Consumer advocates point to the current episode as another example of how quickly travelers can become stranded when a major hub seizes up. Organizations that track passenger rights and airline performance have used the O’Hare disruptions to highlight the importance of clear communications, contingency planning and consistent application of delay and cancellation policies.
What Travelers Can Expect in the Coming Days
Forecasts from the National Weather Service indicate that the most intense thunderstorm activity around Chicago occurred between late March and the first days of April. As the current system moves east, airlines are expected to gradually work through backlogs, reposition aircraft and normalize schedules into the weekend, though residual delays may persist as crews time out and maintenance windows are rescheduled.

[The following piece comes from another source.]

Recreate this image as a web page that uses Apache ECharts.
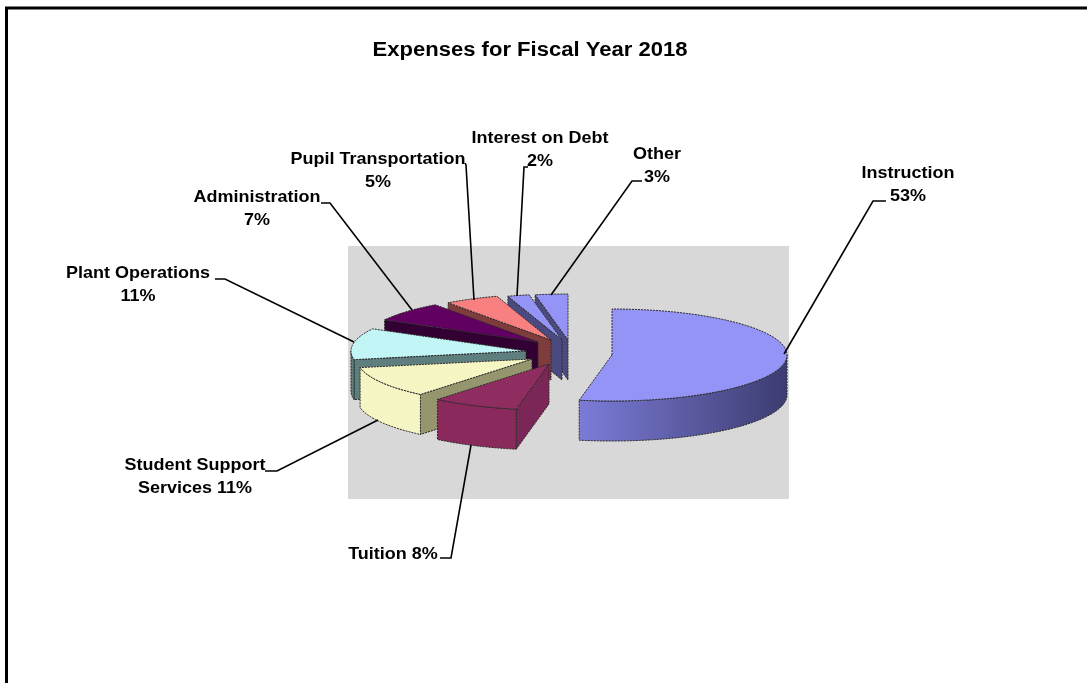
<!DOCTYPE html>
<html><head><meta charset="utf-8">
<style>html,body{margin:0;padding:0;background:#fff}#c{width:1087px;height:683px}</style>
<script src="https://cdn.jsdelivr.net/npm/echarts@6/dist/echarts.min.js"></script>
</head><body><div id="c"></div>
<script>
const chartTitle = 'Expenses for Fiscal Year 2018';
const categories = ['Instruction','Tuition','Student Support\nServices','Plant Operations','Administration','Pupil Transportation','Interest on Debt','Other'];
const values = [53,8,11,11,7,5,2,3];
const separators = ['\n',' ',' ','\n','\n','\n','\n','\n'];
const topColors = ['#9494f7','#8f2d60','#f6f6c4','#c2f6f6','#620062','#f88080','#9494f7','#9494f7'];
const faceColors = ['#9494f7','#7a2656','#96966e','#5f7f7f','#330033','#7f3c3c','#4a4a80','#4a4a80'];
const arcColors = [['#7c7cd8','#3c3c70'],['#8a2a5c','#8a2a5c'],['#f6f6c4','#f6f6c4'],['#5f7f7f','#5f7f7f'],['#330033','#330033'],['#7f3c3c','#7f3c3c'],['#4a4a80','#4a4a80'],['#4a4a80','#4a4a80']];
// layout
const apexes = [[612,355],[549,364],[532,359],[526,351],[538,342],[551,340],[562,340],[568,340]];
const labelAnchors = [[908,185],[393,554],[195,477],[138,285],[257,209],[378,171],[540,150],[657,166]];
const leaders = [
 [[784,354],[873,201],[886,201]],[[471,445],[451,558],[440,558]],[[378,420],[277,471],[265,471]],[[354,342],[225,279],[215,279]],
 [[412,310],[330,203],[321,203]],[[474,300],[466,165],[465,163]],[[517,296],[524,167],[528,167]],[[551,295],[632,181],[642,181]]];
const layerOrder = [8,7,6,5,4,3,2,1];
const RX = 175, RY = 46, DEPTH = 40;
const total = values.reduce((a,b)=>a+b,0);
const startAngles = values.reduce((acc,v,i)=>{acc.push(i?acc[i-1]+values[i-1]/total*360:0);return acc;},[]);
const font = 'Liberation Sans';

function pt(c,deg,d){const r=deg*Math.PI/180;return [c[0]+RX*Math.sin(r),c[1]-RY*Math.cos(r)+(d||0)];}
function arcPts(c,a0,a1,d){const n=Math.max(4,Math.ceil((a1-a0)/2)),p=[];for(let i=0;i<=n;i++)p.push(pt(c,a0+(a1-a0)*i/n,d));return p;}
const edge = {stroke:'#2a2a2a',lineWidth:1,lineDash:[2,1]};

function renderItem(params, api){
  const i = params.dataIndex, v = api.value(0);
  const a0 = startAngles[i], a1 = a0 + v/total*360, c = apexes[i], z = layerOrder[i]*10;
  const kids = [];
  const shapeStyle = (fill)=>Object.assign({fill},edge);
  if (Math.sin(a0*Math.PI/180) < -1e-6) {
    const p = pt(c,a0);
    kids.push({type:'polygon',z2:z,shape:{points:[c,p,[p[0],p[1]+DEPTH],[c[0],c[1]+DEPTH]]},style:shapeStyle(faceColors[i])});
  }
  const f0 = Math.max(a0,90), f1 = Math.min(a1,270);
  if (f1 > f0) {
    const up = arcPts(c,f0,f1,0), low = arcPts(c,f0,f1,DEPTH).reverse();
    kids.push({type:'polygon',z2:z+1,shape:{points:up.concat(low)},style:Object.assign({
      fill:new echarts.graphic.LinearGradient(0,0,1,0,[{offset:0,color:arcColors[i][0]},{offset:1,color:arcColors[i][1]}])},edge)});
  }
  kids.push({type:'polygon',z2:z+2,shape:{points:[c].concat(arcPts(c,a0,a1,0))},style:shapeStyle(topColors[i])});
  kids.push({type:'polyline',z2:200,shape:{points:leaders[i]},style:{stroke:'#000',lineWidth:1.6,fill:null}});
  kids.push({type:'text',z2:201,x:labelAnchors[i][0],y:labelAnchors[i][1],scaleX:1.09,style:{
    text:categories[i]+separators[i]+v+'%',font:'bold 16.5px "'+font+'"',fill:'#000',align:'center',verticalAlign:'middle',lineHeight:23}});
  return {type:'group',children:kids};
}

const chart = echarts.init(document.getElementById('c'),null,{renderer:'canvas'});
chart.setOption({
  animation:false,
  backgroundColor:'#fff',
  graphic:[
    {type:'rect',z:-2,shape:{x:348,y:246,width:441,height:253},style:{fill:'#d8d8d8'}},
    {type:'polyline',z:-1,shape:{points:[[6.5,700],[6.5,8],[1090,8]]},style:{stroke:'#000',lineWidth:3,fill:null}},
    {type:'text',z:5,x:530,y:51,scaleX:1.13,style:{text:chartTitle,font:'bold 19.5px "'+font+'"',fill:'#000',align:'center',verticalAlign:'middle'}}
  ],
  series:[{type:'custom',coordinateSystem:'none',renderItem,data:values.map(v=>[v]),encode:{},silent:true}]
});
</script></body></html>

Aviation analysts monitoring schedule data caution that recovery at a complex hub like O’Hare often lags behind improvements in the weather itself. Aircraft and crew imbalances can take several days to unwind, particularly when disruptions have cascaded across multiple regions. Passengers traveling through Chicago in the short term are being encouraged by travel publications to monitor flight status frequently and build extra time into connections where possible.
Recent public guidance from travel rights organizations emphasizes that compensation rules differ depending on whether a disruption is caused by weather or by airline-controlled factors such as maintenance or staffing. Weather-related cancellations in the United States generally do not trigger mandatory cash compensation, but passengers may still be entitled to rebooking assistance, meal vouchers or hotel accommodations according to each carrier’s policies.
For now, Chicago O’Hare remains under close watch from airlines, regulators and travelers as the airport works to clear the latest backlog. With peak summer travel only weeks away, the episode is likely to add urgency to ongoing debates about how to make the U.S. aviation system more resilient when severe weather converges on major hubs.